La théorie des nullités a connu un assouplissement significatif. Si traditionnellement la jurisprudence distinguait strictement les nullités de fond et de forme, on observe désormais une approche plus nuancée. Dans son arrêt du 17 novembre 2016 (Civ. 2e, n°15-25.240), la Cour de cassation a refusé d’annuler un acte pour défaut de capacité du représentant d’une personne morale, considérant que l’irrégularité avait été régularisée avant que le juge ne statue. Cette position marque une rupture avec l’approche traditionnelle qui considérait le défaut de capacité comme un vice de fond insusceptible de régularisation.

La jurisprudence récente témoigne d’un équilibre recherché entre sécurité juridique et efficacité judiciaire.
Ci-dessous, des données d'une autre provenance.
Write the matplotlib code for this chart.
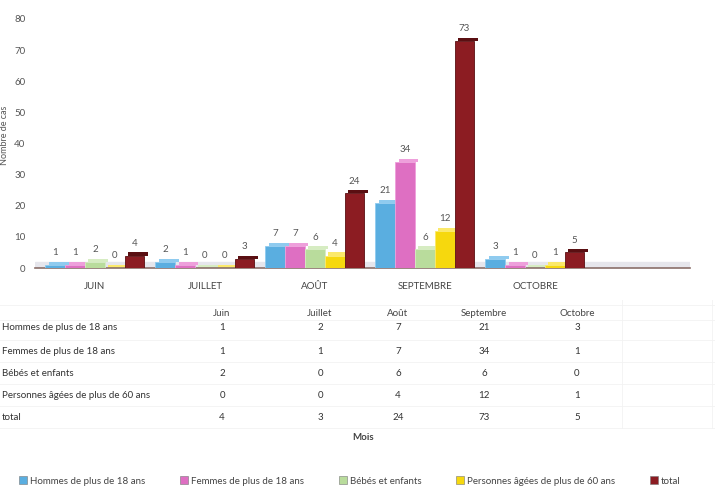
import numpy as np
import matplotlib.pyplot as plt
from matplotlib.patches import Patch

plt.rcParams['font.family'] = ['Lato', 'DejaVu Sans']

months = ["Juin", "Juillet", "Août", "Septembre", "Octobre"]
month_caps = ["JUIN", "JUILLET", "AOÛT", "SEPTEMBRE", "OCTOBRE"]
series = ["Hommes de plus de 18 ans", "Femmes de plus de 18 ans",
          "Bébés et enfants", "Personnes âgées de plus de 60 ans", "total"]
hommes = [1, 2, 7, 21, 3]
femmes = [1, 1, 7, 34, 1]
bebes = [2, 0, 6, 6, 0]
agees = [0, 0, 4, 12, 1]
total = [4, 3, 24, 73, 5]
values = [hommes, femmes, bebes, agees, total]

colors = ["#5aaee0", "#de6fc2", "#b9dc9c", "#f6d80e", "#8c1c22"]
tops = ["#8fcbef", "#ee9fdb", "#d6ecc2", "#fbe96a", "#5a0f12"]

W, H = 715, 495
fig = plt.figure(figsize=(W / 100, H / 100), dpi=100)
fig.patch.set_facecolor("white")


def fx(px):
    return px / W


def fy(py):
    return 1 - py / H


# chart area (pixels 35..690 horizontally, 19..268 vertically)
ax = fig.add_axes([fx(35), fy(268), fx(690 - 35), (268 - 19) / H])
x = np.arange(len(months))
bw = 0.18
for k, (vals, c, tc) in enumerate(zip(values, colors, tops)):
    pos = x + (k - 2) * bw
    ax.bar(pos, vals, width=bw, color=c, edgecolor=tc, linewidth=0.6, zorder=3)
    ax.bar(pos + 0.03, [1.0] * len(vals), bottom=vals, width=bw, color=tc,
           linewidth=0, zorder=2)
    for p, v in zip(pos, vals):
        ax.text(p, v + 2.5, str(v), ha="center", va="bottom", fontsize=7,
                color="#555555")

ax.set_xlim(-0.545, 5.41)
ax.set_ylim(0, 80)
ax.set_yticks(range(0, 81, 10))
ax.tick_params(axis="y", length=0, labelsize=7, labelcolor="#555555", pad=7)
ax.set_xticks(x)
ax.set_xticklabels(month_caps, fontsize=7, color="#444444")
ax.tick_params(axis="x", length=0, pad=10)
for s in ["top", "right", "left"]:
    ax.spines[s].set_visible(False)
ax.spines["bottom"].set_color("#8a6f6a")
ax.spines["bottom"].set_linewidth(1.2)
ax.axhspan(0, 1.8, color="#e6e6ec", zorder=1)
fig.text(fx(5), fy(135), "Nombre de cas", rotation=90, ha="center",
         va="center", fontsize=6.5, color="#555555")

# data table
col_x = [222, 320, 398, 484, 577]
row_y = [328, 351, 373, 395, 417]
for cx, m in zip(col_x, months):
    fig.text(fx(cx), fy(313), m, ha="center", va="center", fontsize=7,
             color="#444444")
for ry, name, vals in zip(row_y, series, values):
    fig.text(fx(2), fy(ry), name, ha="left", va="center", fontsize=7,
             color="#333333")
    for cx, v in zip(col_x, vals):
        fig.text(fx(cx), fy(ry), str(v), ha="center", va="center",
                 fontsize=7, color="#333333")
for ly in [305, 320, 340, 362, 384, 406, 428]:
    fig.add_artist(plt.Line2D([fx(0), fx(715)], [fy(ly), fy(ly)],
                              color="#f2f2f2", linewidth=0.6))
for lx in [622, 712]:
    fig.add_artist(plt.Line2D([fx(lx), fx(lx)], [fy(300), fy(428)],
                              color="#f2f2f2", linewidth=0.6))
fig.text(fx(363), fy(438), "Mois", ha="center", va="center", fontsize=7,
         fontweight="bold", color="#444444")

handles = [Patch(facecolor=c, edgecolor="#777777", linewidth=0.4) for c in colors]
fig.legend(handles, series, loc="center", bbox_to_anchor=(fx(350), fy(481)),
           ncol=5, frameon=False, fontsize=7, handlelength=0.8,
           handleheight=0.8, handletextpad=0.3, columnspacing=3.6,
           labelcolor="#444444")

fig.savefig("out.png", dpi=100)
L’arrêt de la Chambre commerciale du 11 mai 2017 (n°15-25.320) illustre cette tendance en validant une assignation comportant une erreur matérielle dans la désignation du tribunal, dès lors que cette erreur n’avait pas induit en erreur le défendeur sur la juridiction effectivement saisie. De même, l’arrêt du 14 février 2019 (Civ. 2e, n°18-10.214) a refusé d’annuler une expertise judiciaire pour défaut de convocation d’une partie, celle-ci ayant pu présenter ultérieurement ses observations.
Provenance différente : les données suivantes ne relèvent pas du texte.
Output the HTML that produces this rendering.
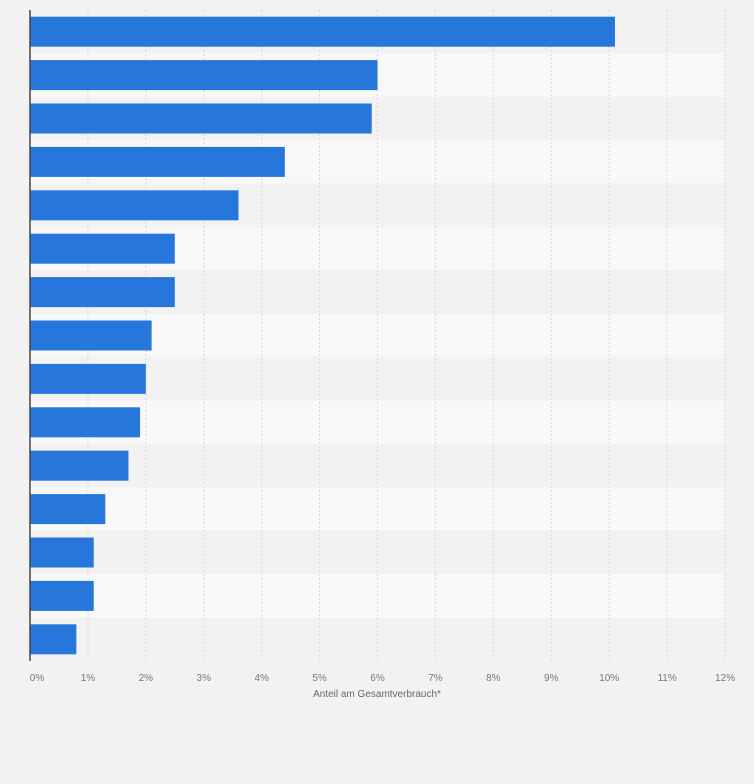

Cette évolution s’inscrit dans un mouvement législatif plus large visant à simplifier et sécuriser les procédures. Les réformes récentes, notamment le décret n°2019-1333 du 11 décembre 2019 réformant la procédure civile, ont accentué cette tendance en multipliant les possibilités de régularisation des actes défectueux et en renforçant le pouvoir du juge pour éviter les annulations inutiles. L’article 446-2 du Code de procédure civile, issu de cette réforme, permet désormais au juge d’inviter les parties à régulariser les actes de procédure même en cas de nullité pour vice de fond.

Vers une approche téléologique des vices de procédure

Cette évolution témoigne d’une approche téléologique où l’objectif de bonne administration de la justice prime sur le formalisme procédural strict. Les praticiens doivent adapter leur stratégie à cette nouvelle réalité, privilégiant l’invocation des vices qui affectent substantiellement les droits des parties plutôt que les irrégularités purement formelles. Cette mutation jurisprudentielle ne signifie pas un abandon des garanties procédurales, mais leur réinterprétation à la lumière des finalités du procès équitable.